DONALD TRUMP (R), FORMER U.S. PRESIDENT AND 2024 PRESIDENTIAL CANDIDATE (voice over): So, first of all, it's a nothing what that he did and allowing massive numbers of people still to come in. And it's just misinformation, disinformation, and just another hit you up. This is a public-relations executive order, that is meaningless.


BASH: Just a quick fact check. When he was president, and he couldn't get things out through Congress or actually things were moving to Congress that he didn't want to sign is probably a better way to put it.
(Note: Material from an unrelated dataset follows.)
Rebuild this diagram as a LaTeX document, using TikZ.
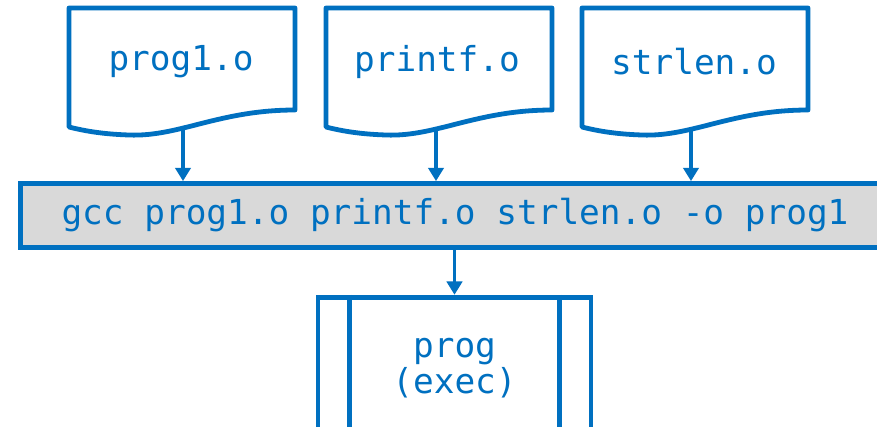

He too signed an executive order that was overturned by courts.

And that is part of the reason why the Biden administration has said for virtually the entire time that the crisis has been escalated that they didn't want the president to do what he did yesterday because they assume that it will be challenged in courts, and it already is.


HANS NICHOLS, POLITICAL REPORTER, AXIOS: And they also need money. That's the big question. I mean, that's why the border report from your correspondent there was so good. This executive order is going to test the proposition on whether or not you can unilaterally shut down the border without actually having any funds. When you look at the mechanics of what's going to happen on the border. People are going to come in, they're going to apply for asylum.

Once we hit this trigger, they're no longer -- they can be turned away quickly. But at a certain point, you have to listen to these people and their claims. And that requires agents, people on the ground. So, I mean, by the White House's own math, when they initially requested, they asked for 13 billion. I think in the ultimate Senate package, it was 20 billion. It's a lot of money. And there's a real recognition across all parties to solve this. You need the funds and Biden still doesn't have it.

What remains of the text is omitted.